What the exercise asks: Tally every line of the material that includes "this", then give the tally and nothing else.

Entries with chart source code:
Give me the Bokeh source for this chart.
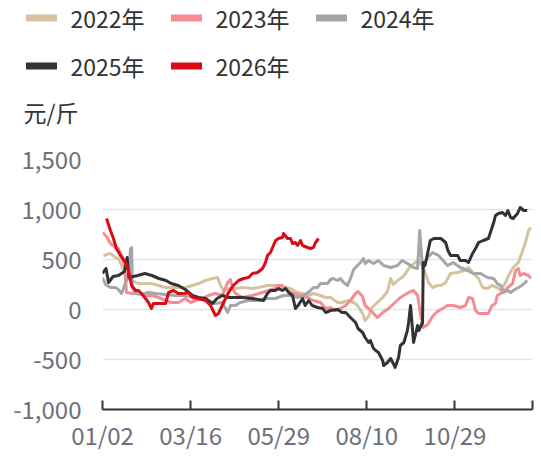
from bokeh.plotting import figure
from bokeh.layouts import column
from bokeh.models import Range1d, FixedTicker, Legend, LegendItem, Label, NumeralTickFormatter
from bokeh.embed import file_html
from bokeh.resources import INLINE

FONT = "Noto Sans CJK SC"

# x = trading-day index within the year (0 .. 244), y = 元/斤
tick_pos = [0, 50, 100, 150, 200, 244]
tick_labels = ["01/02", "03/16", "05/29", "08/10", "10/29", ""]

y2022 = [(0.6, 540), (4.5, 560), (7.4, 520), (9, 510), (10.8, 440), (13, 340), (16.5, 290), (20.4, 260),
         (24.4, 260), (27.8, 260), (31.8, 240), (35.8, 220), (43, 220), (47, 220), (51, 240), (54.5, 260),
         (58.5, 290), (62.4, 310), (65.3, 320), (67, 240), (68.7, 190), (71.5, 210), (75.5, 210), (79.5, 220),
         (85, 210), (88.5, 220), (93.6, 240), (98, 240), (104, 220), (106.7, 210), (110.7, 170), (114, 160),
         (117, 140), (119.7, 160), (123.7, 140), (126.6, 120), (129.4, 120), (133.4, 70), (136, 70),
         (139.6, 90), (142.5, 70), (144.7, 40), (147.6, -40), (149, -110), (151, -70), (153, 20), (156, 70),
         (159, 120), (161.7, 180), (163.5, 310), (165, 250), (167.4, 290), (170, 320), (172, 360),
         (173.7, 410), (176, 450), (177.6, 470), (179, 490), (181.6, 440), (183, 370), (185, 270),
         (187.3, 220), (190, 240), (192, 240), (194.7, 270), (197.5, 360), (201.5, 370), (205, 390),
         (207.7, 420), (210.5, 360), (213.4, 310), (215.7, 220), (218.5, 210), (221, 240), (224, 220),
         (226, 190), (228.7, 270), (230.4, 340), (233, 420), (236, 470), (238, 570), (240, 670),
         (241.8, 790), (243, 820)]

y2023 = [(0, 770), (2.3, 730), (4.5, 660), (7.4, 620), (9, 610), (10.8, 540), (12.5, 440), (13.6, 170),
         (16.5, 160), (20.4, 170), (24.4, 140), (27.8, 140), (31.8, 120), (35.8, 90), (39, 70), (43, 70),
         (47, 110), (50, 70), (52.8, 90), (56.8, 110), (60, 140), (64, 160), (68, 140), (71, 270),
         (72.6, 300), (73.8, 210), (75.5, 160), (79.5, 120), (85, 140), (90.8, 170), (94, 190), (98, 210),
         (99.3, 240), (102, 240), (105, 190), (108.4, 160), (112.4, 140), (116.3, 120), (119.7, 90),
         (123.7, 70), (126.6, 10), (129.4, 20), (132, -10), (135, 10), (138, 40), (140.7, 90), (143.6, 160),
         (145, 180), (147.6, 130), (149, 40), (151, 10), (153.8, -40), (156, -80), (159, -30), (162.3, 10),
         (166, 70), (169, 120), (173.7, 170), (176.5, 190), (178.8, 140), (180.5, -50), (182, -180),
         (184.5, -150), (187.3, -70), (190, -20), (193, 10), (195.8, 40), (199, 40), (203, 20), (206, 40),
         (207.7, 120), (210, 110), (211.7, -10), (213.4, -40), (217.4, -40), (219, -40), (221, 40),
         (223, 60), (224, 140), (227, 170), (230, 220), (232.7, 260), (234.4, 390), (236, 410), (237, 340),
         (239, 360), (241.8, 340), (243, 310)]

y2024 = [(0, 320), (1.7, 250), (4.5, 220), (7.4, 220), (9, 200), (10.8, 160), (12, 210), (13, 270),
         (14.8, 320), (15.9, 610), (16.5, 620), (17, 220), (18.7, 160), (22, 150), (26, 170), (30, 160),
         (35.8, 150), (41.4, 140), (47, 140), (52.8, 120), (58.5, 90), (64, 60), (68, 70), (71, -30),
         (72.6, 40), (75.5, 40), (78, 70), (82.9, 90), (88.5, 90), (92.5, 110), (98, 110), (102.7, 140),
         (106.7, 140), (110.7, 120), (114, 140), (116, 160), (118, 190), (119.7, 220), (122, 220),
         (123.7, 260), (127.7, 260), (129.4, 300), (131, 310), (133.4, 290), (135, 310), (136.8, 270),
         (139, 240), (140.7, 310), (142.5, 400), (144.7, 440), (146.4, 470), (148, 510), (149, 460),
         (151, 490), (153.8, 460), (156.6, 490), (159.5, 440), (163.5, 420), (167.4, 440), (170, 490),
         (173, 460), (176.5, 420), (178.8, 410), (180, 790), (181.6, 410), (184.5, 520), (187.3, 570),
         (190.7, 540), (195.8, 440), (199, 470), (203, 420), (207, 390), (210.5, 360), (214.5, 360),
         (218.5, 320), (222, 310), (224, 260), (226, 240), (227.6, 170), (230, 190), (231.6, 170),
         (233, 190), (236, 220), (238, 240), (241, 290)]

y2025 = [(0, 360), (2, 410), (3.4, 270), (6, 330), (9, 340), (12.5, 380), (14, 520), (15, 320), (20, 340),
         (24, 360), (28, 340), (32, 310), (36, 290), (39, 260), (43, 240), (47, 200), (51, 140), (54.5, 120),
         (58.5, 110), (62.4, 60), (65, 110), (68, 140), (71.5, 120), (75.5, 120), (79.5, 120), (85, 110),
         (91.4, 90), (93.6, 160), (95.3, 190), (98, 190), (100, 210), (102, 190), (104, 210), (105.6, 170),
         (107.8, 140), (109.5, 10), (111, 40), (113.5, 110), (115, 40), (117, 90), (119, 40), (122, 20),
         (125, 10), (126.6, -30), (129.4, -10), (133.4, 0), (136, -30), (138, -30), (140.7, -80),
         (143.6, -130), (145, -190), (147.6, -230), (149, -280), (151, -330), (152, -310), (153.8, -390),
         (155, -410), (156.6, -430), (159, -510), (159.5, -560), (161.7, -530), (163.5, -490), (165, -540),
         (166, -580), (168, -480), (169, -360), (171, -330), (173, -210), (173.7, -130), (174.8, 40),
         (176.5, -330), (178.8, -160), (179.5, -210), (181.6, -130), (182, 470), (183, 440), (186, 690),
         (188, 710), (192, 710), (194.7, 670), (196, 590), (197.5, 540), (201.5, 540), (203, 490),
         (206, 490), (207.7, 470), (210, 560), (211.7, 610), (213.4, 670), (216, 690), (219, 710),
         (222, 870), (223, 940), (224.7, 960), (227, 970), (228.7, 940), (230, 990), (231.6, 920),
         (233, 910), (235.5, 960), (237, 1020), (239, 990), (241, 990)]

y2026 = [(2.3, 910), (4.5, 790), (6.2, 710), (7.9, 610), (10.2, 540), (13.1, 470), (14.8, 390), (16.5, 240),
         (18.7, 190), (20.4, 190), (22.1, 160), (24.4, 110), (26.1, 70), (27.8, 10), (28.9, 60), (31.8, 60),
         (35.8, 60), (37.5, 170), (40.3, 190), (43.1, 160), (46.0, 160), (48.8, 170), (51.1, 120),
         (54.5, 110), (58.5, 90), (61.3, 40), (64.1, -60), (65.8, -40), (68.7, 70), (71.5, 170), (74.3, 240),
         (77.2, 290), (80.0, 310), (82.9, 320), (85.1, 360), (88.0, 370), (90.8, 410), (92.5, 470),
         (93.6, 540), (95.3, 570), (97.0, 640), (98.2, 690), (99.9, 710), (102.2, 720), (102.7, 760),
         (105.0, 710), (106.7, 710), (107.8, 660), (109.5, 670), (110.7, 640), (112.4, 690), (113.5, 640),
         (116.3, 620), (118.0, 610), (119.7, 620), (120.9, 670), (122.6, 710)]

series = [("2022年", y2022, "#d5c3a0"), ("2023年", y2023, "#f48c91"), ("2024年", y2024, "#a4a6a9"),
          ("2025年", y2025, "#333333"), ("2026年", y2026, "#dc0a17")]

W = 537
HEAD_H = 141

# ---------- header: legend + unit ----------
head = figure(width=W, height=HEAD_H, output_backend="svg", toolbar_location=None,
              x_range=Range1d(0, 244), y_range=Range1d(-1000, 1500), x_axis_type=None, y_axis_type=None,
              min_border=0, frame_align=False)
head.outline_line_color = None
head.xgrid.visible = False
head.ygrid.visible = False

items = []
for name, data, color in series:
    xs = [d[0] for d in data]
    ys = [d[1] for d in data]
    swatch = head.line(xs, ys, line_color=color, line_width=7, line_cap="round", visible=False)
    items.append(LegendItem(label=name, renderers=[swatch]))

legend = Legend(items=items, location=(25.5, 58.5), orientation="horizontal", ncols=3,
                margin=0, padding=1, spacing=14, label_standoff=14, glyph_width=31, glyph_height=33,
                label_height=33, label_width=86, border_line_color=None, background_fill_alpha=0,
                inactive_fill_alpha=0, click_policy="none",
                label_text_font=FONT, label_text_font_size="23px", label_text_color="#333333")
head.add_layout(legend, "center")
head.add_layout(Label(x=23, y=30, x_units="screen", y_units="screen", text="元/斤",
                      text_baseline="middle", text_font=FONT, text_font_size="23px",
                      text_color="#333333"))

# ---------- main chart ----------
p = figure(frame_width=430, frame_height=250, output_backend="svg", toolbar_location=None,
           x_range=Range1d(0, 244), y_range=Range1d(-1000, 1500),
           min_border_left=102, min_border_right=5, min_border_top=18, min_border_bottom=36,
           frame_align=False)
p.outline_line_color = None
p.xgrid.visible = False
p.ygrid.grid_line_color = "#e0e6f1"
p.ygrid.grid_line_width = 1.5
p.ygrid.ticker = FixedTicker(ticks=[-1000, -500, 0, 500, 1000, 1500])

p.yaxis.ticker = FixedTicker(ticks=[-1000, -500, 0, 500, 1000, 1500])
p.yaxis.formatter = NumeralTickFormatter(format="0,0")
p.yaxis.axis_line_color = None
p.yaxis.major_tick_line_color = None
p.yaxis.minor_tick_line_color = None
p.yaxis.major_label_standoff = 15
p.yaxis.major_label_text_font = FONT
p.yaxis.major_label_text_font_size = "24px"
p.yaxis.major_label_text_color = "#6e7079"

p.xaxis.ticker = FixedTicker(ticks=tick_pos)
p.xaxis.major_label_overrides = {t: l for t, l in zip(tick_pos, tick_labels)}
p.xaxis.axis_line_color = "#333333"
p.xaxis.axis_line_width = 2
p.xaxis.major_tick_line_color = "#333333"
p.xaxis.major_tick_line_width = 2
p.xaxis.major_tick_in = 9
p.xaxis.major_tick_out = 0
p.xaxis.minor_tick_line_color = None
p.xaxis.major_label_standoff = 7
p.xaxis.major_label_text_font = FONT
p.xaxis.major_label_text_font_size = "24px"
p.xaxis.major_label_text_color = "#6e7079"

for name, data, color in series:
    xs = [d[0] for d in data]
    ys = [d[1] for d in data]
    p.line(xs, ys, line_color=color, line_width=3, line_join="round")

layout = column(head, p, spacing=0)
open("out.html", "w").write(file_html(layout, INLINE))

---

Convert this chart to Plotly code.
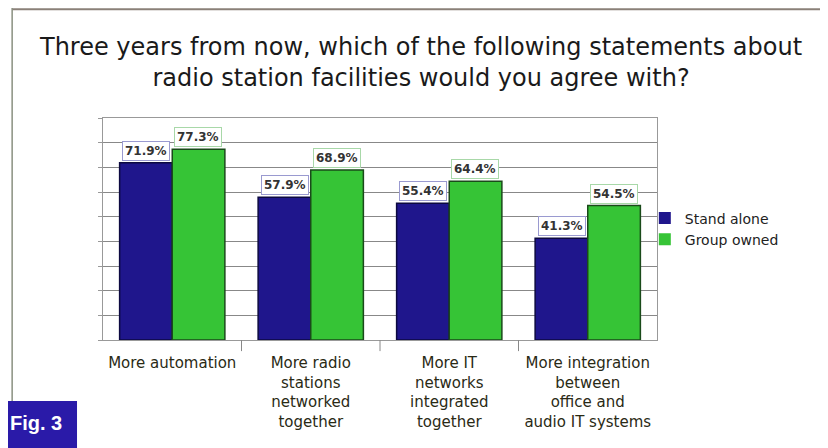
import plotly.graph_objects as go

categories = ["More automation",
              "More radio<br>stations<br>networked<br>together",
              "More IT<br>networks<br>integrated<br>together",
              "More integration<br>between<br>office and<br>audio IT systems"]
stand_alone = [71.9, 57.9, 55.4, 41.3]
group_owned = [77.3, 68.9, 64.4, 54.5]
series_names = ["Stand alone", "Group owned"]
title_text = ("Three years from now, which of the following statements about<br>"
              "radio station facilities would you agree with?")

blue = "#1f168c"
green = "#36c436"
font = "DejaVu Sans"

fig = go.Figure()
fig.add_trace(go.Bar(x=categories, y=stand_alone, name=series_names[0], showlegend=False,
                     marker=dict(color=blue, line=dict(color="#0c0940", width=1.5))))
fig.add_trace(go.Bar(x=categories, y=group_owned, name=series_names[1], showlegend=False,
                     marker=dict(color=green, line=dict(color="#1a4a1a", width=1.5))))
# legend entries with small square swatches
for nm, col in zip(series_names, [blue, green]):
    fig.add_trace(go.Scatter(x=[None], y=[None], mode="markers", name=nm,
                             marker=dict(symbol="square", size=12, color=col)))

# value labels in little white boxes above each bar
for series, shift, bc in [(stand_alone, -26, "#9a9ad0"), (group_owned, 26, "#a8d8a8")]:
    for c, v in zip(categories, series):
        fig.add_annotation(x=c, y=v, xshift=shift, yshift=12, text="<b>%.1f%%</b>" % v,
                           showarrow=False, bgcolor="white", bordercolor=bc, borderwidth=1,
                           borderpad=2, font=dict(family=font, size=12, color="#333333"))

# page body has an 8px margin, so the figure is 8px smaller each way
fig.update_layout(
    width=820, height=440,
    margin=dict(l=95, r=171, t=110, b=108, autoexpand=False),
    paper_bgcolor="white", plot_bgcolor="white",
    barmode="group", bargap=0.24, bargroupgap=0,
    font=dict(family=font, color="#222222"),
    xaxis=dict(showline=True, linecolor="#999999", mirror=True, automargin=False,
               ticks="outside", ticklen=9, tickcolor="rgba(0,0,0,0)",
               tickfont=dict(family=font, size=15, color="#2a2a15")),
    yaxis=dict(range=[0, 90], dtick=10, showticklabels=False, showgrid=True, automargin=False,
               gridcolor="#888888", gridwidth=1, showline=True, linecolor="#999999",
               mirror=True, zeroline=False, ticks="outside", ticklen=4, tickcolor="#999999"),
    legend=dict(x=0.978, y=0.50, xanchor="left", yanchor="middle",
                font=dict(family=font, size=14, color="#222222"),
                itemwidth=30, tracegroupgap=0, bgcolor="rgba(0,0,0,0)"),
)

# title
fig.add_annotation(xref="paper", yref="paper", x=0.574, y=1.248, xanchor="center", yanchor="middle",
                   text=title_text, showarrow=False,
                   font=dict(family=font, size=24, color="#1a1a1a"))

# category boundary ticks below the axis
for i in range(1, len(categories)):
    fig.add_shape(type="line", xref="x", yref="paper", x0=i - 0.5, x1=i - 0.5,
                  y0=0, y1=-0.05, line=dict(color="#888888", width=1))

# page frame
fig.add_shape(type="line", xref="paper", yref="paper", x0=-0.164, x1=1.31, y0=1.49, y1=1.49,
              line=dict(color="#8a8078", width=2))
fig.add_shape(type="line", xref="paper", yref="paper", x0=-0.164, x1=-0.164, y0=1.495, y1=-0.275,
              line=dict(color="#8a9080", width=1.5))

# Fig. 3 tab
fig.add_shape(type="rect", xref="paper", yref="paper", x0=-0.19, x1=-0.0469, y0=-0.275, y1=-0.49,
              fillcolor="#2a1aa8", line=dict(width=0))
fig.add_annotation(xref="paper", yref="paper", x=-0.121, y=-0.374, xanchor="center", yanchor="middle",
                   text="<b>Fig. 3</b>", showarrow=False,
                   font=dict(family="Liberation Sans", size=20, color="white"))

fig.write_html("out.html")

Final result: 2